Nora: Well, I thought you and Daddy made us.
Me: We did. Technically though, God made everyone. He is everywhere.
Nora: If God is everywhere, is he in outer space too?
Me: Yes.
Nora: The earth is in outer space. Does that mean that God is in outer space?
Me: Mmm-hmm.
Nora: How did the earth get into space? Was God there before space?
Brendan (calling from upstairs): Nora, it’s your turn in the shower!
Me: Go ahead honey. It’s time for bed.
Nora (amiably): Ok.
She hopped off the kitchen stool and presented the top of her head to me. I kissed it, as I have done a thousand times over. Raising her eyes to mine she grinned. “I’ll have lots more questions for you in the morning, Mom.”
You keep asking those tough questions, Nora. Even if Mommy doesn’t have all the answers!
“How was your day, Liam?”
“It was good! You know what? Jack* got his cast off.”
“Mmm-hmm.”
“And there was a lot of dead skin where the cast used to be.”
“Yeah, that happens.”
“He brought in a ball of it.”
“Of what?”
“Of IT.”
“Of WHAT?”
“A ball of dead skin. It was, like, this big.” Horrified, I view Liam making a quarter sized circle with his thumb and forefinger via the rear-view mirror.
“Gross! Does his mother know he did this?”
“Probably not. But our teacher saw it.”
“And what did she have to say about it?”
“She started talking about how skin is the largest organ and how it regenerates…”
I am sick to my stomach and speechless.
“…and the best part was that he gave some of it to some of the kids.”
“What?!? No! That’s so gross! You weren’t one of those kids, were you?”
“Ummm…maybe?”
“As soon as we get home, you have to take it out of your backpack and throw it away! What on earth were you going to do with that?”
“I was going to put it under your pillow.”
“What?!?”
“I totally got you, Mom.” His impish grin stretched from ear to ear. “Jack did bring in his x-rays though and we all got to see the broken bone in his hand.”
There is a reason that nine year old girls think nine year old boys are disgusting.
It’s because they are.
The worst part is, now I’m wondering if he was actually telling the truth.
*Not his real name.
I was more than irritated when I discovered another scribbled-upon wall. Liam was ensconced safely at camp; Nora has never drawn on anything but paper. That left but one suspect.
“Henry! Please come in here!”
“What’s going on?” asked my husband, wandering in from the kitchen.
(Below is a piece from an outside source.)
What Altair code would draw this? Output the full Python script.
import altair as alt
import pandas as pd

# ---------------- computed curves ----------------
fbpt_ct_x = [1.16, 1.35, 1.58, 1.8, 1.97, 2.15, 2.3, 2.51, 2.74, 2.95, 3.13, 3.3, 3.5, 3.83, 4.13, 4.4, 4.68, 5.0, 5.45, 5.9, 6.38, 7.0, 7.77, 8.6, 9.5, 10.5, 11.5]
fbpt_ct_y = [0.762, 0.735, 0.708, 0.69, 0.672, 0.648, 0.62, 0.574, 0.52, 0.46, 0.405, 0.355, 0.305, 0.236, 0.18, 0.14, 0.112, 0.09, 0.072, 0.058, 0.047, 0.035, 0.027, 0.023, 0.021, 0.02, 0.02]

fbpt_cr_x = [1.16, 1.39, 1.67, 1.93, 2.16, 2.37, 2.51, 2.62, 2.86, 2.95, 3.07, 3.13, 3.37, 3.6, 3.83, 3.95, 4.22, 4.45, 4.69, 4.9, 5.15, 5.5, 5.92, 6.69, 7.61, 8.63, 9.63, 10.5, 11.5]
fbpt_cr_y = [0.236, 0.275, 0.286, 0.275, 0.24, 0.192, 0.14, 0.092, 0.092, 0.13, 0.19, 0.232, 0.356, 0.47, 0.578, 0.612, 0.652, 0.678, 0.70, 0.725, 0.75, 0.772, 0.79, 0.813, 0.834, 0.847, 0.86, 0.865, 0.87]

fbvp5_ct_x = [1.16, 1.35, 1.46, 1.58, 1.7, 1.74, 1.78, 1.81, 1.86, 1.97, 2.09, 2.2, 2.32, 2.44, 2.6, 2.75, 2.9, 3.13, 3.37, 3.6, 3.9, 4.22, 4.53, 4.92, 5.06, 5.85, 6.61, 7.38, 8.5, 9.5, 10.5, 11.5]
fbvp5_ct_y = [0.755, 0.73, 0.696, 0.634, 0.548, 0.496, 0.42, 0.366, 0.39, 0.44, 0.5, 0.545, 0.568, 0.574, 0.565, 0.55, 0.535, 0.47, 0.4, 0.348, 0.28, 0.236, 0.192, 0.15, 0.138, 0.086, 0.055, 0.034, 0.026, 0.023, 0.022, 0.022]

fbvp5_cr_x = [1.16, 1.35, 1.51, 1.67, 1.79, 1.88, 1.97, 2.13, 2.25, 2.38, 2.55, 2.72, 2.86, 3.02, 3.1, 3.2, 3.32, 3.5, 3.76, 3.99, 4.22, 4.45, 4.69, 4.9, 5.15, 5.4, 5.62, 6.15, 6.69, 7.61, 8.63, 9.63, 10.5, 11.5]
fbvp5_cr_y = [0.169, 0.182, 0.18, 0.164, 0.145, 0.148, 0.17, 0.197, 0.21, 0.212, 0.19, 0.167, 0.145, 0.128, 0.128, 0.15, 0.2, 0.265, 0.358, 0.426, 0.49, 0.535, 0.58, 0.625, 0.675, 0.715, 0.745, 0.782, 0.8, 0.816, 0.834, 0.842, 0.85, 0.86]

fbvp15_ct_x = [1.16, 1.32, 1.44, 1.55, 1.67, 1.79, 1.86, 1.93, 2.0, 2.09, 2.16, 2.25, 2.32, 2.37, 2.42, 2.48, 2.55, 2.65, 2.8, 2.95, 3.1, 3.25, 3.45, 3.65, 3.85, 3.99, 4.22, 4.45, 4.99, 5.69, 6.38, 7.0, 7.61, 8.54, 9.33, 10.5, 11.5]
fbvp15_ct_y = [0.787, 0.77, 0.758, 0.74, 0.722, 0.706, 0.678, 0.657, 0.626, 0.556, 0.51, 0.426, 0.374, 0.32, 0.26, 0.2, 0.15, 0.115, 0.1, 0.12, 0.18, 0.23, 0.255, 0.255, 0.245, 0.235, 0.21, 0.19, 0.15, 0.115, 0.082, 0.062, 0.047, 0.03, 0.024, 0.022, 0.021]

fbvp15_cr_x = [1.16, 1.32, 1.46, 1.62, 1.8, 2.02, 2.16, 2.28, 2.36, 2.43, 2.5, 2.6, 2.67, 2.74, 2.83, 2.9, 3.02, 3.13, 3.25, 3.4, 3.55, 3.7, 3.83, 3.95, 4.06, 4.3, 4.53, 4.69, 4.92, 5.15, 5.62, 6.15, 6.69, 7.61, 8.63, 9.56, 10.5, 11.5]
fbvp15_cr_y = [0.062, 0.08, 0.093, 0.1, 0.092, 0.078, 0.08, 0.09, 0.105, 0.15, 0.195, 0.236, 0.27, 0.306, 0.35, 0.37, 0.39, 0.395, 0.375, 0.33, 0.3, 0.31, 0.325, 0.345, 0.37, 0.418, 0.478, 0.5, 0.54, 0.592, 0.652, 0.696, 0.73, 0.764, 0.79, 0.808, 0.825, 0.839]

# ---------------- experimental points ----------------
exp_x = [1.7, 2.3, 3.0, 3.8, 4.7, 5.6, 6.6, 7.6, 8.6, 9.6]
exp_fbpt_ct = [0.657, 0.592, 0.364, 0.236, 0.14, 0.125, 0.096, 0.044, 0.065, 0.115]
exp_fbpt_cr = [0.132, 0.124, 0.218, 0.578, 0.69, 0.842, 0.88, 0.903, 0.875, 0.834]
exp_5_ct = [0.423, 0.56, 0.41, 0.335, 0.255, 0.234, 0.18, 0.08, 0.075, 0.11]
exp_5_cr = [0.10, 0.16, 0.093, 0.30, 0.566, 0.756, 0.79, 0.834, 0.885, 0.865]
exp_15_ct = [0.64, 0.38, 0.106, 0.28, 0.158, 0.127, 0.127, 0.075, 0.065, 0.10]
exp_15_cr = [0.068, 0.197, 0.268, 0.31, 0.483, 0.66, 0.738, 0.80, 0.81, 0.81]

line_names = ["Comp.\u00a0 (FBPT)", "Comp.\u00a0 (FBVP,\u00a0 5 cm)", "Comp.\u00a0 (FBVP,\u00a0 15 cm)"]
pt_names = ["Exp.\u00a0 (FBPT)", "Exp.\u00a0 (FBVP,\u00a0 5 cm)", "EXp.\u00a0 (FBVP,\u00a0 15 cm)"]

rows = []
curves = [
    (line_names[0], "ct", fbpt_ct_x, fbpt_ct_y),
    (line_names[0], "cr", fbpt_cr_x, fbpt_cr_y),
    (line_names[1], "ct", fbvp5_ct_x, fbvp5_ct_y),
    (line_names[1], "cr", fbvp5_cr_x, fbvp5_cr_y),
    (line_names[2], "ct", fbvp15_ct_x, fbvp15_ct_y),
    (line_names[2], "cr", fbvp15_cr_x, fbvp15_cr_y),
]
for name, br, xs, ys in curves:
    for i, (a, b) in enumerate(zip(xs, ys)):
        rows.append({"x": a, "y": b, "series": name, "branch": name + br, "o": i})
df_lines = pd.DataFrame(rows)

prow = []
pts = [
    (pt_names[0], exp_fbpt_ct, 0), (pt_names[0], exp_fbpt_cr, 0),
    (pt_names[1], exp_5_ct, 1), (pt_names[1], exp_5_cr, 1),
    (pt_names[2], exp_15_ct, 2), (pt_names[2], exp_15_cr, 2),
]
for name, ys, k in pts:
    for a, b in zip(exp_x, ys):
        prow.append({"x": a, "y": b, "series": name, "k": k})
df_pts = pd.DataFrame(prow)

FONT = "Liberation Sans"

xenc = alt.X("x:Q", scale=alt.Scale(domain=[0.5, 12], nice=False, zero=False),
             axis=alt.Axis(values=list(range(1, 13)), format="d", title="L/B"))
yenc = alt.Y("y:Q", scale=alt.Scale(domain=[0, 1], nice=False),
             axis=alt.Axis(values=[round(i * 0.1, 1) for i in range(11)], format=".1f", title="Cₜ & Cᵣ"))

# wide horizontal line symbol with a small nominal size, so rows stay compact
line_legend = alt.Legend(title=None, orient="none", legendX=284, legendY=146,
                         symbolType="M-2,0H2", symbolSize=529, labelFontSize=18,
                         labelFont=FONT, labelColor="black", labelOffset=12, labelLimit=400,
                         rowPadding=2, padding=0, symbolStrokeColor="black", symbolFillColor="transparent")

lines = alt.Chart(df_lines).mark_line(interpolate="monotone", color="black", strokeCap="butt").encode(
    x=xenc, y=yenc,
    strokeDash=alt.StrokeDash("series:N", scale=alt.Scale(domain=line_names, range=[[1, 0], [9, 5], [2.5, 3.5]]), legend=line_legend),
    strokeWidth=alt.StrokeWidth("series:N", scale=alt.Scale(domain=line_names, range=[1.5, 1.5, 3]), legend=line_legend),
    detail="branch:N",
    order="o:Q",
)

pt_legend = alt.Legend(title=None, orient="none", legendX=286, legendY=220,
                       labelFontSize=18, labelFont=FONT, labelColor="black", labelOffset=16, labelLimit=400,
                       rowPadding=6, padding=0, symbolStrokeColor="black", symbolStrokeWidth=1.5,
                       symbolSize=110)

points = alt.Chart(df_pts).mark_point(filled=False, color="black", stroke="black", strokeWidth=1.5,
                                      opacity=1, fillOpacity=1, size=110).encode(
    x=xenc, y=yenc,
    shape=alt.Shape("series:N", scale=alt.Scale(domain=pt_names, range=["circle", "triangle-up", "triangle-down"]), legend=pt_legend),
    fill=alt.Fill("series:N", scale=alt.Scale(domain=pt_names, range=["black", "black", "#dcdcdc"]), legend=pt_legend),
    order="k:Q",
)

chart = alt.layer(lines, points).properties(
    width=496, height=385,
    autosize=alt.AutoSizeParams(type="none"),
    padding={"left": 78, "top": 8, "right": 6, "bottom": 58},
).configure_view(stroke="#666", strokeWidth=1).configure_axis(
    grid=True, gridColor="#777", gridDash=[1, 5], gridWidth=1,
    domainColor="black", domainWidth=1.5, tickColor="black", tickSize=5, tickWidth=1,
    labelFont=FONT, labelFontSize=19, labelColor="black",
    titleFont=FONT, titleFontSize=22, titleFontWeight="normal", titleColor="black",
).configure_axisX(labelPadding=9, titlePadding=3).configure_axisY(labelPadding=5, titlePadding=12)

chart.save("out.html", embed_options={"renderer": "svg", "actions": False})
I said nothing. He followed my gaze to the wall and then snorted in disbelief.
“I’m gonna kill him,” I whispered.
Henry bounced into the room. He looked from me to the wall to Brendan. “Nah-uh, Mommy.” He smiled, confident in his knowledge that I would never, could never, hurt him. “’Cuz of God,” he said solemnly.
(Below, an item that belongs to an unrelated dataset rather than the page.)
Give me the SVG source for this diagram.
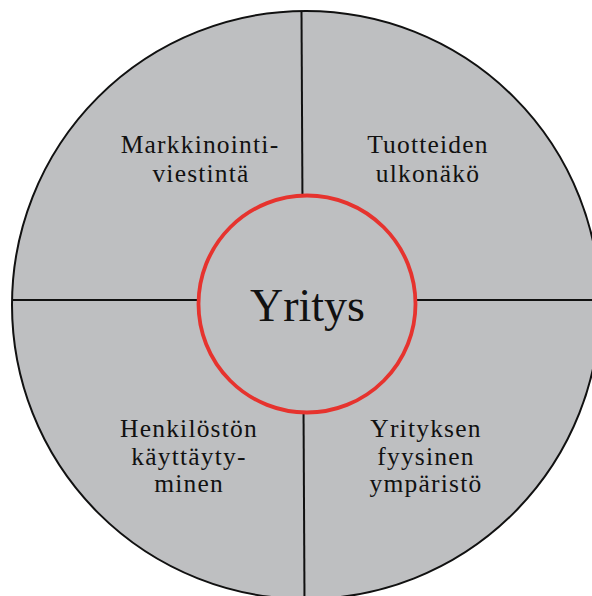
<svg xmlns="http://www.w3.org/2000/svg" width="592" height="596" viewBox="0 0 592 596">
<style>
.lbl{font-family:"Liberation Serif","Times New Roman",serif;font-size:25.5px;letter-spacing:1.2px;fill:#111;text-anchor:middle}
.core{font-family:"Liberation Serif","Times New Roman",serif;font-size:46px;fill:#111;text-anchor:middle}
.div{stroke:#111;stroke-width:2;fill:none}
</style>
<rect width="592" height="596" fill="#ffffff"/>
<g id="outer">
<circle cx="306" cy="305" r="294" fill="#bebfc1" stroke="#111" stroke-width="2"/>
</g>
<g id="connectors">
<line class="div" x1="301.5" y1="11" x2="304.5" y2="600"/>
<line class="div" x1="12" y1="300" x2="600" y2="300"/>
</g>
<g id="center">
<circle cx="307" cy="304" r="108.5" fill="#bebfc1" stroke="#e6332e" stroke-width="3.8"/>
<text class="core" x="307.5" y="321">Yritys</text>
</g>
<g id="q1">
<text class="lbl" x="200" y="152.5">Markkinointi-</text>
<text class="lbl" x="201" y="181.5">viestintä</text>
</g>
<g id="q2">
<text class="lbl" x="428" y="153">Tuotteiden</text>
<text class="lbl" x="428" y="181.5">ulkonäkö</text>
</g>
<g id="q3">
<text class="lbl" x="189" y="437">Henkilöstön</text>
<text class="lbl" x="189" y="465">käyttäyty-</text>
<text class="lbl" x="189" y="492">minen</text>
</g>
<g id="q4">
<text class="lbl" x="426" y="437">Yrityksen</text>
<text class="lbl" x="426" y="465">fyysinen</text>
<text class="lbl" x="426" y="492">ympäristö</text>
</g>
</svg>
I turned away to smother a disrespectful smirk. Fixing my frown, I leaned over him. “Do you know why Mommy is not happy?”
“’Cuz you uthin’ dat voice.”
Sighing, I pointed to the wall.
“Oh!” He jumped in front of his latest masterpiece with his arms extended—trying to block my view. “Oh, dat! Thorry, Mommy.”
I explained to Henry why it was not okay to write on walls. I reminded him that we had had this conversation before and firmly informed him that I did not want to have it again.
He looked down at the floor and shuffled his feet. He was obviously feeling guilty. Just as my attitude started to soften, a paradigm shift. His eyes blazed with the Greatness of his idea. “It not me! Piggy did it!” He thrust the purported offender forward.
I was at a loss. This was a new one.
“Well…,” I stalled, casting around for the right response. Was I going to have to lecture him about lying? Was this the time to analyze the differences between what is real vs. pretending something is real? “Well…,” and then it came to me. “YOU [and I prodded his chest for emphasis] are responsible for Piggy. You know that you are not allowed to write on the wall. And SO, you should not let Piggy write on the wall either.” I paused, pleased with myself for having out-argued a three-year-old. “Now, you and Piggy need to clean up your mess.”
He nodded at me. “OK, Mommy.”
Later, I was gulping a glass of wine and reviewing the tapes inside my head. Even though Henry had tried to blame his alter-ego, ultimately, he had admitted his misconduct, expressed remorse, and received an appropriate consequence. He was learning to accept personal responsibility.
Brendan touched my shoulder. “Honey? Did you happen to notice the ‘pictures’ Henry drew on the tan chair?”